Morgan Stanley’s Andrew Sheets' - London-based head of cross-asset strategy - comments that "we're heading into a summer that is going to remain volatile," warning that:
“We have upcoming headlines on steel tariffs, we have upcoming headlines on China trade negotiations, we have Nafta, we have an uncertain political backdrop in Italy, we have a new government potentially in Spain. There’s a lot for the market to digest.”
And, Sheets is not along, as Bloomberg reports, Wall Street strategists have a word of warning for investors hoping to recuperate this summer after a tumultuous stretch of market trading: Don’t rest on your laurels.
However, it's tough to fight the constant barrage of mainstream media headlines proclaiming... Record highs for Small Caps; Record highs for Nasdaq; Record highs for tech relative to financials...
For credit investors, it’s time to get defensive to “weather what is likely to be a relatively volatile summer,” according to Wells Fargo & Co. strategists led by George Bory. They cite “heightened” concerns about trade wars, and the prospect of tighter monetary policy overshadowing an otherwise healthy economic backdrop.
But, as former fund manager and FX trader Richard Breslow notes one could be forgiven for looking from one screen to the next today and concluding everything is cool.
If you share the purported world view of the European Union Budget Commissioner Guenther Oettinger, markets have summed up all of the world’s challenges and concluded everything is okey-dokey.
And if traders are saying so, it must be true, right?
Equities are happy. Indeed, there isn’t a soul to be found who can’t help wondering if the S&P 500 will finally take a serious run at 2750. Safe havens are being eschewed. Emerging markets are again acting the temptress. Quite the snapshot of calm, cool and collected. There’s just one glitch. I don’t believe it any more than you do.

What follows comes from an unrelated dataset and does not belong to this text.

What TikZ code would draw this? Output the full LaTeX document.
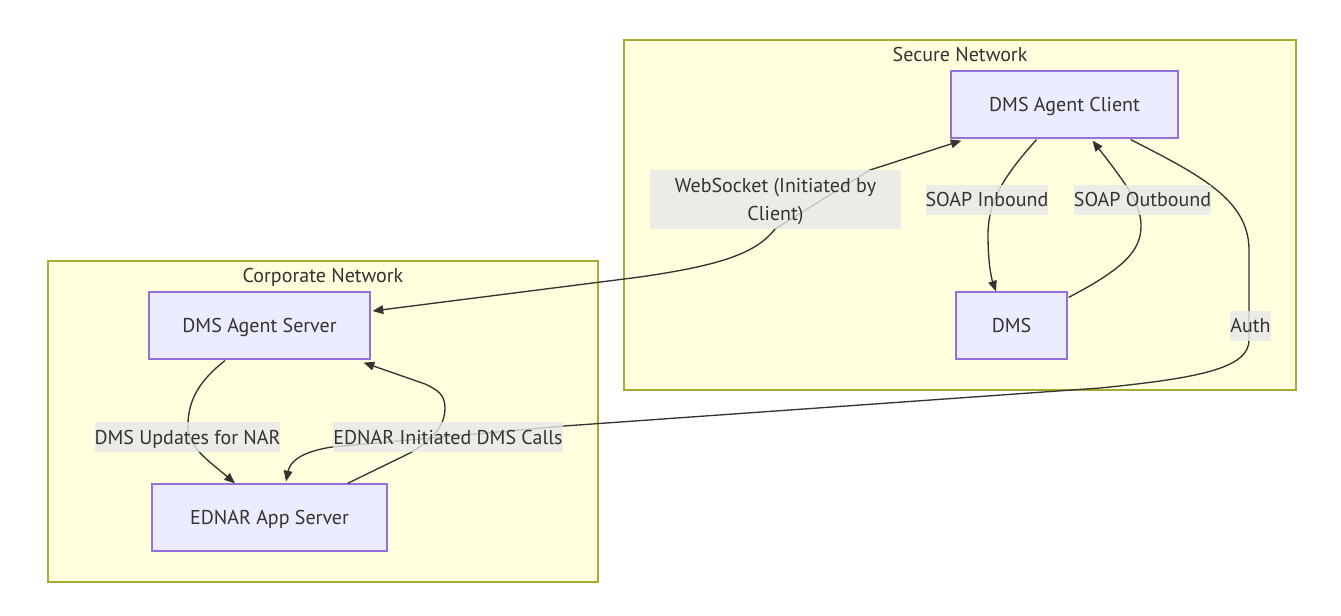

If this were just an example of asset prices not necessarily portraying an obvious picture of bigger world issues it would be one thing. That certainly isn’t something new. If it reinforces the understanding that while central banks may be plotting their QE exits they have in no way left the building nor harbor any intention of ever surrendering their keys, then I applaud the realism. We’ve yet to see traders show any sustained appetite to take on the powers that be. It wouldn’t even offend me to make the argument that it was doom and gloomers that proved to be the weak hands in this go-round.
The caution should be that in an increasingly complicated world, with challenges that are real but not necessarily imminent nor easily discounted, there is a tendency to skew investment choices to the simple. It’s the market’s way of fooling itself into thinking it can ring-fence the complicated stuff by ignoring it.
Don’t know what effect a trade war will have on Asian high-yield credit spreads? No worries. Buy E-minis while the other stuff sorts itself out.
This is precisely the way the argument went after Bear Stearns’ subprime funds became news.
Why would bad mortgages hurt good old fashioned stocks like AIG or General Electric?
Go back and reread what was being said about plain vanilla in the second half of 2007.
This KISS strategy might work for a trade but is ultimately asking for trouble. Especially if it reinforces a false sense of safety.
What looks like a conservative play to the risk-management department and the Var models might be anything but.
Correlation matrices may not all be a series of plus and minus ones anymore, but they are a lot closer to that than some pre-financial crisis anachronism.
You can’t have one world view for part of your portfolio and a totally different one for the rest. Choose your outlook and go from there but resist the notion that anything is an island.